To use this program you will need:
An assembled CHRP 3 board, an optional power supply, a programmer and/or programming cable, and a computer with the MPLAB IDE or MPLAB X software as described in the Output activity.
Create the program
The entire LOOPS.ASM program is shown below. Create a Loops project in MPLAB, copy this code into it, and build the program.
;Loops v3.1 January 18, 2013 ;=============================================================================== ;Description: This program demonstrates a finite loop. It lights an LED each ; time a switch is pressed. After 6 presses all LEDs turn off. ;Configure MPLAB and the microcontroller. include "p16f886.inc" ;Include processor definitions __config _CONFIG1, _DEBUG_OFF & _LVP_OFF & _FCMEN_OFF & _IESO_OFF & _BOR_OFF & _CPD_OFF & _CP_OFF & _MCLRE_ON & _PWRTE_ON & _WDT_OFF & _INTOSCIO __config _CONFIG2, _WRT_OFF & _BOR40V ;Set hardware equates. S2 equ 0 ;PORTB position of pushbutton S2 ;Set RAM register equates. counter equ 20h ;RAM storage register for the first number ;Start the program at the reset vector. org 00h ;Reset vector - start of program memory clrf PORTA ;Clear all port outputs before configuring clrf PORTB ;port TRIS registers. Clearing RA4 turns on clrf PORTC ;the Run LED when TRISA is initialized. goto initPorts ;Jump to initialize routine org 05h ;Continue program after the interrupt vector initPorts ;Configures PORTA and PORTB for digital I/O. banksel ANSEL ;Switch register banks clrf ANSEL ;Set all PORTA pins to digital clrf ANSELH ;Set all PORTB pins to digital movlw 01010111b ;Enable Port B pull-ups, TMR0 internal movwf OPTION_REG ;clock, and 256 prescaler banksel TRISA ;Switch register banks movlw 00101111b ;Set piezo and LED pins as outputs and movwf TRISA ;all other PORTA pins as inputs movlw 00000001b ;Set S2 as an input and all other movwf TRISB ;PORTB pins as outputs banksel PORTA ;Return to register bank 0 resetCount movlw 6 ;Preload Counter with number of movwf counter ;loop cycles clrf PORTB ;Turn off all LEDs waitForKey btfsc PORTB,S2 ;Check pushbutton S2 for press goto waitForKey ;Keep waiting until S2 is pressed bsf STATUS,C ;Set carry and turn on an LED for rrf PORTB,F ;each key press waitForRel btfss PORTB,S2 ;Check pushbutton S2 for release goto waitForRel ;Keep waiting until button released decfsz Counter,F ;Subtract 1 from Counter register goto waitForKey ;Repeat until counter becomes zero goto resetCount ;Reset the count after 6 presses end
Download this program into your CHRP board and verify its operation. Pressing S2 should increment the count 6 times, then repeat.
How the program works
The initPorts section of the program is similar to that in the input program and sets up S2 as an input on PORTB while the other PORTB pins are set up as outputs.

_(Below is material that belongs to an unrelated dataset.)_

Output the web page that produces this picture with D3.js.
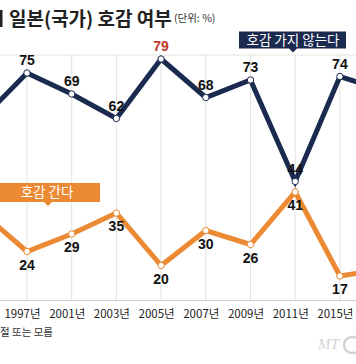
<!DOCTYPE html>
<html><head><meta charset="utf-8">
<script src="https://cdn.jsdelivr.net/npm/d3@7"></script>
<style>
html,body{margin:0;padding:0;background:#fff;overflow:hidden;}
svg{display:block;}
</style></head>
<body>
<script>
const years = ["1995년","1997년","2001년","2003년","2005년","2007년","2009년","2011년","2015년","2016년"];
const dislike = [62,75,69,62,79,68,73,44,74,70];
const like = [35,24,29,35,20,30,26,41,17,19];
const labelDislike = "호감 가지 않는다";
const labelLike = "호감 간다";
const title = "일본(국가) 호감 여부";
const unit = "(단위: %)";
const note = "절 또는 모름";

const W = 356, H = 364;
const navy = "#1b2a4f", orange = "#ec8a33";
const svg = d3.select("body").append("svg").attr("width", W).attr("height", H);

const x = d3.scalePoint().domain(years).range([-17.7, 384.6]);
const y = d3.scaleLinear().domain([0, 100]).range([335.5, -14.5]);
const visible = (d) => x(d) >= 0 && x(d) <= W;

// title
svg.append("rect").attr("x",0).attr("y",10).attr("width",2.5).attr("height",17).attr("fill","#222");
svg.append("text").attr("x",9).attr("y",25.5).text(title)
  .attr("font-family","'Noto Sans CJK KR'").attr("font-weight",700).attr("font-size",19).attr("fill","#222");
svg.append("text").attr("x",174).attr("y",22).text(unit)
  .attr("font-family","'Noto Sans CJK KR'").attr("font-size",10.5).attr("fill","#333");

// grid
svg.append("line").attr("x1",0).attr("x2",W).attr("y1",55).attr("y2",55).attr("stroke","#e4e4e4").attr("stroke-width",1);
svg.append("g").selectAll("line").data(years).join("line")
  .attr("x1",d=>x(d)).attr("x2",d=>x(d)).attr("y1",55).attr("y2",300)
  .attr("stroke","#e2e2e2").attr("stroke-width",1);

// x axis
const ax = svg.append("g").attr("transform","translate(0,300)")
  .call(d3.axisBottom(x).tickValues(years.filter(visible)).tickSize(0).tickPadding(0));
ax.select(".domain").attr("stroke","#cfcfcf").attr("d","M0,0.5H"+W);
ax.selectAll("text").attr("dx",-5).attr("dy",18)
  .attr("font-family","'Noto Sans CJK KR'").attr("font-size",11.5).attr("fill","#222");

// lines
const line = d3.line().x((d,i)=>x(years[i])).y(d=>y(d));
svg.append("path").datum(like).attr("d",line).attr("fill","none")
  .attr("stroke",orange).attr("stroke-width",5).attr("stroke-linejoin","miter");
svg.append("path").datum(dislike).attr("d",line).attr("fill","none")
  .attr("stroke",navy).attr("stroke-width",5).attr("stroke-linejoin","miter");

// markers
svg.append("g").selectAll("circle").data(like).join("circle")
  .attr("cx",(d,i)=>x(years[i])).attr("cy",d=>y(d)).attr("r",3.2)
  .attr("fill","#fff").attr("stroke",orange).attr("stroke-width",1);
svg.append("g").selectAll("circle").data(dislike).join("circle")
  .attr("cx",(d,i)=>x(years[i])).attr("cy",d=>y(d)).attr("r",3.2)
  .attr("fill","#fff").attr("stroke",navy).attr("stroke-width",1);

// value labels (only for points inside the view)
const lf = "'Liberation Sans Narrow','Liberation Sans',Arial,sans-serif";
const dl = dislike.map((v,i)=>({v, k: years[i]})).filter(d=>visible(d.k));
const ll = like.map((v,i)=>({v, k: years[i]})).filter(d=>visible(d.k));
svg.append("g").selectAll("text").data(dl).join("text")
  .attr("x",d=>x(d.k)).attr("y",d=>y(d.v)-8)
  .attr("text-anchor","middle").attr("font-family",lf).attr("font-size",14).attr("font-weight",700)
  .attr("fill",d=>d.v===79?"#c0392b":"#111").text(d=>d.v);
svg.append("g").selectAll("text").data(ll).join("text")
  .attr("x",d=>x(d.k)).attr("y",d=>y(d.v)+18)
  .attr("text-anchor","middle").attr("font-family",lf).attr("font-size",14).attr("font-weight",700)
  .attr("fill","#111").text(d=>d.v);

// legend callouts
function callout(x0, x1, y0, y1, px, color, txt, tx) {
  svg.append("path")
    .attr("d",`M${x0},${y0}H${x1}V${y1}H${px+4}L${px},${y1+4}L${px-4},${y1}H${x0}Z`)
    .attr("fill",color);
  svg.append("text").attr("x",tx).attr("y",(y0+y1)/2+4.5).attr("text-anchor","middle")
    .attr("font-family","'Noto Sans CJK KR'").attr("font-size",13.5).attr("fill","#fff").text(txt);
}
callout(239, 346, 31.5, 48.5, 293, navy, labelDislike, 293);
callout(-20, 100, 183, 202, 48, orange, labelLike, 47);

// note
svg.append("text").attr("x",0).attr("y",336)
  .attr("font-family","'Noto Sans CJK KR'").attr("font-size",10.5).attr("fill","#333").text(note);

// watermark
svg.append("text").attr("x",318).attr("y",349)
  .attr("font-family","'Liberation Serif',serif").attr("font-style","italic").attr("font-size",15)
  .attr("fill","#d4d4d4").text("MT");
svg.append("path").attr("d","M356,338 A8,8 0 1 0 356,352").attr("fill","none").attr("stroke","#d4d4d4").attr("stroke-width",2.5);
</script>
</body></html>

resetCount movlw 6 ;Preload Counter with number of movwf counter ;loop cycles clrf PORTB ;Turn off all LEDs
The resetCount subroutine sets the counter variable to 6 and turns off all the PORTB LEDs.
waitForKey btfsc PORTB,S2 ;Check pushbutton S2 for press goto waitForKey ;Keep waiting until S2 is pressed bsf STATUS,C ;Set carry and turn on an LED for rrf PORTB,F ;each key press
Next, waitForKey waits until pushbutton S2 is pressed using a bit test instruction that will skip the goto when the pushbutton input goes low. Once this happens, the Carry bit is set before being rotated into the PORTB register, similar to the way in which the Chaser program worked.
waitForRel btfss PORTB,S2 ;Check pushbutton S2 for release goto waitForRel ;Keep waiting until button released decfsz Counter,F ;Subtract 1 from Counter register goto waitForKey ;Repeat until counter becomes zero goto resetCount ;Reset the count after 6 presses
Finally, the waitForRel subroutine waits until S2 is released and goes high before continuing.
Once S2 is released, the Counter register is decremented. If the result is not zero, the microprocessor re-enters the waitForKey subroutine and gets ready for the next key press.
If all of the counts have been registered and the result of the decfsz Counter,F instruction is zero, the code continues by skipping the first goto, and returning to the resetCount subroutine, so that PORTB can be cleared and the entire process can repeat.
Test your knowledge
- How many counts occur as the Counter register decrements down from 6?
- If the waitForKey subroutine used an rlf PORTB,F instruction instead of rrf, would all counts appear on the LEDs? Why or why not?
Apply your skills
- Create a program that counts S2 button presses and lights the LED on RB5 after 10 presses. Use button S3 to reset the count and turn off the RB5 LED. All other LEDs (except RB0 and RB1, since they are monitoring the switch inputs) should remain off.
- All other code execution stops while this loops program alternates between waiting for button presses and releases. While it serves as an example to demonstrate user input and loop counting, this program would obviously not be able to accomplish any processing independent of button activity. Think about how to structure code to accomplish a task while waiting for button input, and design a flow-chart of your code idea.